Твой брат в Святом Духе Искусства желает тебе многих благословений и побед, и Благодати, которая нисходит как светящийся дождь, и Ветра Вдохновения, напоенного мускусом и цветами Рая.
Lafcadio.
Это предложение было особенно болезненным из-за его любви к экзотическим словам — не только ради них самих, но и ради того колорита, который они придавали общей схеме декоративности его стиля. Это было все равно что попросить художника, пишущего восточную картину, исключить всякое изображение восточных костюмов, всякое представление архитектуры или утвари, свойственных его сцене. Устранение этих иностранных терминов было подобно просьбе к современному актеру сыграть «Юлия Цезаря» в пышном парике.
Примерно в этот период дружба, завязавшаяся с лейтенантом Оскаром Кросби, оказала на Хирна глубочайшее и далеко идущее влияние — влияние, которое продолжало расти, пока вся его жизнь и образ мыслей не окрасились им.

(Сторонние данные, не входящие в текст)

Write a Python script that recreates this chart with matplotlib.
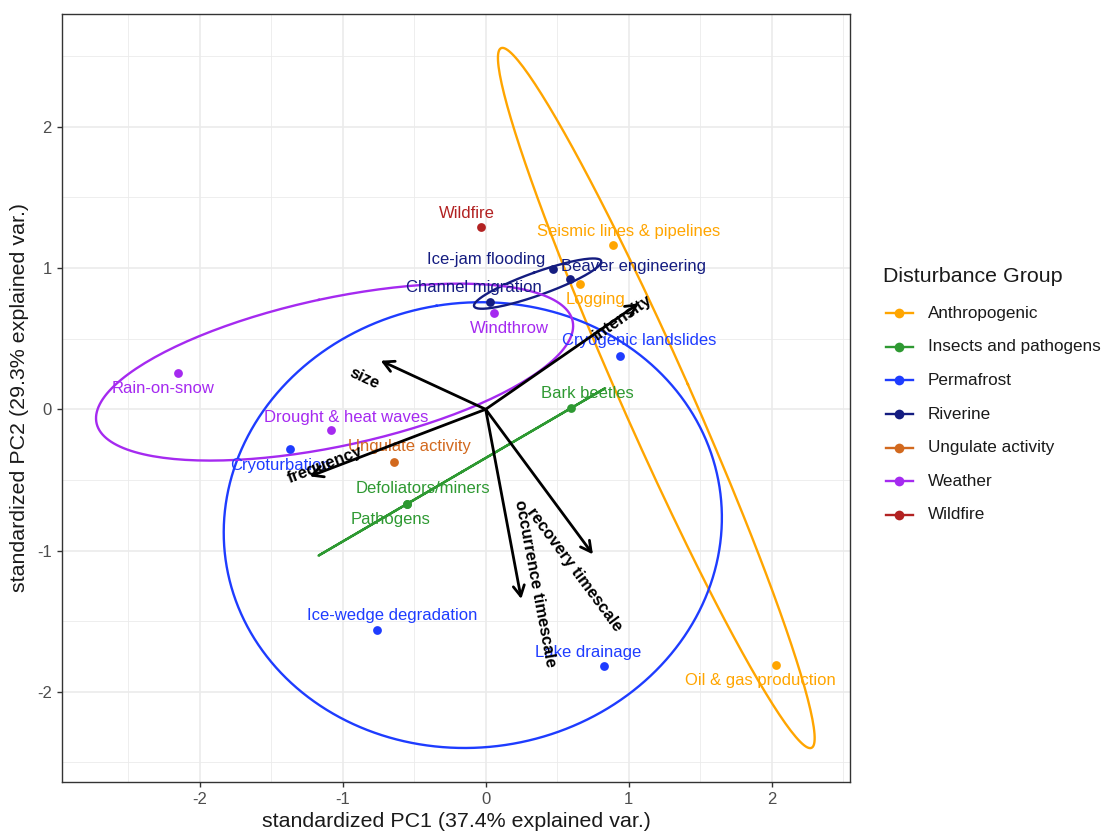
import numpy as np
import matplotlib
matplotlib.use("Agg")
import matplotlib.pyplot as plt
from matplotlib.lines import Line2D

plt.rcParams['font.family'] = ['Liberation Sans', 'DejaVu Sans']

# ---------------- data ----------------
names = ["Wildfire", "Seismic lines & pipelines", "Ice-jam flooding", "Beaver engineering",
         "Channel migration", "Logging", "Windthrow", "Cryogenic landslides", "Bark beetles",
         "Rain-on-snow", "Drought & heat waves", "Cryoturbation", "Ungulate activity",
         "Defoliators/miners", "Pathogens", "Ice-wedge degradation", "Lake drainage",
         "Oil & gas production"]
groups = ["Wildfire", "Anthropogenic", "Riverine", "Riverine",
          "Riverine", "Anthropogenic", "Weather", "Permafrost", "Insects and pathogens",
          "Weather", "Weather", "Permafrost", "Ungulate activity",
          "Insects and pathogens", "Insects and pathogens", "Permafrost", "Permafrost",
          "Anthropogenic"]
pc1 = [-0.03, 0.89, 0.47, 0.59, 0.03, 0.66, 0.06, 0.94, 0.60,
       -2.15, -1.08, -1.37, -0.64, -0.55, -0.55, -0.76, 0.83, 2.03]
pc2 = [1.29, 1.16, 0.99, 0.92, 0.76, 0.89, 0.68, 0.38, 0.01,
       0.26, -0.15, -0.28, -0.37, -0.67, -0.67, -1.56, -1.82, -1.81]

var_names = ["size", "frequency", "intensity", "occurrence timescale", "recovery timescale"]
var_x = [-0.734, -1.23, 1.07, 0.249, 0.75]
var_y = [0.344, -0.475, 0.75, -1.343, -1.027]

group_order = ["Anthropogenic", "Insects and pathogens", "Permafrost", "Riverine",
               "Ungulate activity", "Weather", "Wildfire"]
group_colors = {"Anthropogenic": "#FFA500", "Insects and pathogens": "#2E9932",
                "Permafrost": "#1E3CFF", "Riverine": "#141C80",
                "Ungulate activity": "#D2691E", "Weather": "#A52AF0",
                "Wildfire": "#B22222"}

xlab = "standardized PC1 (37.4% explained var.)"
ylab = "standardized PC2 (29.3% explained var.)"
legend_title = "Disturbance Group"

# label placement (offsets in pixels from the point)
label_offsets = [(-15, 14), (16, 14), (-67, 10), (63, 13),
                 (-16, 14), (15, -16), (15, -15), (19, 15), (16, 14),
                 (-15, -16), (15, 13), (-9, -17), (15, 15),
                 (16, 15), (-16, -16), (15, 14), (-16, 14),
                 (-16, -16)]
# arrow label centres (data coords)
var_label_xy = [(-0.85, 0.215), (-1.125, -0.392), (0.955, 0.65), (0.344, -1.232), (0.623, -1.138)]

# ---------------- figure ----------------
W, H = 1101, 835
fig = plt.figure(figsize=(W / 100, H / 100), dpi=100)
L, R, T, B = 62, 850, 14.3, 781.7
ax = fig.add_axes([L / W, 1 - B / H, (R - L) / W, (B - T) / H])
ax.set_xlim(-2.963, 2.548)
ax.set_ylim(-2.637, 2.797)

# grid
for v in np.arange(-2.5, 3.0, 0.5):
    major = float(v).is_integer()
    ax.axvline(v, color="#EBEBEB", lw=1.2 if major else 0.6, zorder=0)
    ax.axhline(v, color="#EBEBEB", lw=1.2 if major else 0.6, zorder=0)

for s in ax.spines.values():
    s.set_color("#333333")
    s.set_linewidth(1.0)

ax.set_xticks([-2, -1, 0, 1, 2])
ax.set_yticks([-2, -1, 0, 1, 2])
ax.set_xticklabels(["-2", "-1", "0", "1", "2"])
ax.set_yticklabels(["-2", "-1", "0", "1", "2"])
ax.tick_params(axis="both", colors="#333333", labelcolor="#4D4D4D", labelsize=12,
               length=3.8, width=1.0, pad=3.5)
ax.set_xlabel(xlab, fontsize=15.4, color="#1A1A1A", labelpad=4)
ax.set_ylabel(ylab, fontsize=15.4, color="#1A1A1A", labelpad=6)

# ellipses (68% normal probability)
ed = np.sqrt(-2 * np.log(1 - 0.68))
theta = np.linspace(-np.pi, np.pi, 200)
circle = np.column_stack([np.cos(theta), np.sin(theta)])
px = np.array(pc1)
py = np.array(pc2)
garr = np.array(groups)
for g in group_order:
    m = garr == g
    if m.sum() <= 2:
        continue
    pts = np.column_stack([px[m], py[m]])
    mu = pts.mean(axis=0)
    cov = np.cov(pts.T)
    w, V = np.linalg.eigh(cov)
    w = np.clip(w, 0, None)
    ell = mu + ed * circle @ (V * np.sqrt(w)).T
    ax.plot(ell[:, 0], ell[:, 1], color=group_colors[g], lw=1.7, zorder=2)

# points
for g in group_order:
    m = garr == g
    ax.scatter(px[m], py[m], s=40, color=group_colors[g], zorder=4, linewidths=0)

# point labels
for n, g, x, y, off in zip(names, groups, pc1, pc2, label_offsets):
    ax.annotate(n, (x, y), xytext=off, textcoords="offset pixels", ha="center", va="center",
                fontsize=12, color=group_colors[g], zorder=5)

# arrows
for vx, vy in zip(var_x, var_y):
    ax.annotate("", xy=(vx, vy), xytext=(0, 0),
                arrowprops=dict(arrowstyle="->,head_length=0.75,head_width=0.4",
                                mutation_scale=10, color="black", lw=2.0,
                                shrinkA=0, shrinkB=0), zorder=6)

fig.canvas.draw()
for n, vx, vy, (lx, ly) in zip(var_names, var_x, var_y, var_label_xy):
    p0 = ax.transData.transform((0, 0))
    p1 = ax.transData.transform((vx, vy))
    ang = np.degrees(np.arctan((p1[1] - p0[1]) / (p1[0] - p0[0])))
    ax.text(lx, ly, n, rotation=ang, rotation_mode="anchor", ha="center", va="center",
            fontsize=12, fontweight="bold", color="black", zorder=7)

# legend (manual, figure pixel coords)
def fx(x):
    return x / W

def fy(y):
    return 1 - y / H

fig.text(fx(882.7), fy(276), legend_title, fontsize=15.4, color="#1A1A1A", ha="left", va="center")
for i, g in enumerate(group_order):
    yy = 313.3 + i * 33.6
    fig.add_artist(Line2D([fx(886), fx(913.3)], [fy(yy), fy(yy)], color=group_colors[g], lw=1.7,
                          transform=fig.transFigure))
    fig.add_artist(Line2D([fx(899.3)], [fy(yy)], marker="o", markersize=7, color=group_colors[g],
                          markeredgewidth=0, transform=fig.transFigure))
    fig.text(fx(927.7), fy(yy), g, fontsize=12.3, color="#1A1A1A", ha="left", va="center")

fig.savefig("out.png", dpi=100)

Лейтенант Кросби был молодым луизианцем, получившим образование в Вест-Пойнте и служившим в Новом Орлеане; это был человек весьма незаурядных способностей, и Хирн нашел в нем интересного и вдохновляющего собеседника. В письме, написанном Эрнесту Кросби из Японии в 1904 году, всего за месяц до смерти, он говорит:
«Ваш однофамилец, молодой лейтенант армии Соединенных Штатов, около двадцати лет назад первым научил меня изучать Герберта Спенсера. К тому Кросби я всегда буду испытывать чувство глубочайшей благодарности и всегда буду склонен искать доброго мнения о любом человеке, носящем фамилию Кросби».
Мистеру Кребилю в том же году, когда он начал изучать «Основы этики», он писал:
«Говоря о переменах во взглядах, я сам себе удивляюсь. Вы знаете, какова была моя фантастическая метафизика. Один друг приучил меня читать Герберта Спенсера. Я внезапно обнаружил, какой пустой тратой времени была вся моя восточная метафизика. Я также впервые открыл для себя, как применять те крохи общих знаний, которыми обладал. Я также нашел невыразимое утешение в неожиданном и, для меня, вечном возобновлении Великого Сомнения, которое делает пессимизм смешным и учит новому благоговению перед всеми формами веры. Короче говоря, с того дня, как я закончил «Основные начала», для меня началась совершенно новая интеллектуальная жизнь; и я надеюсь в течение следующих нескольких лет поглотить остальную часть этой океанической философии».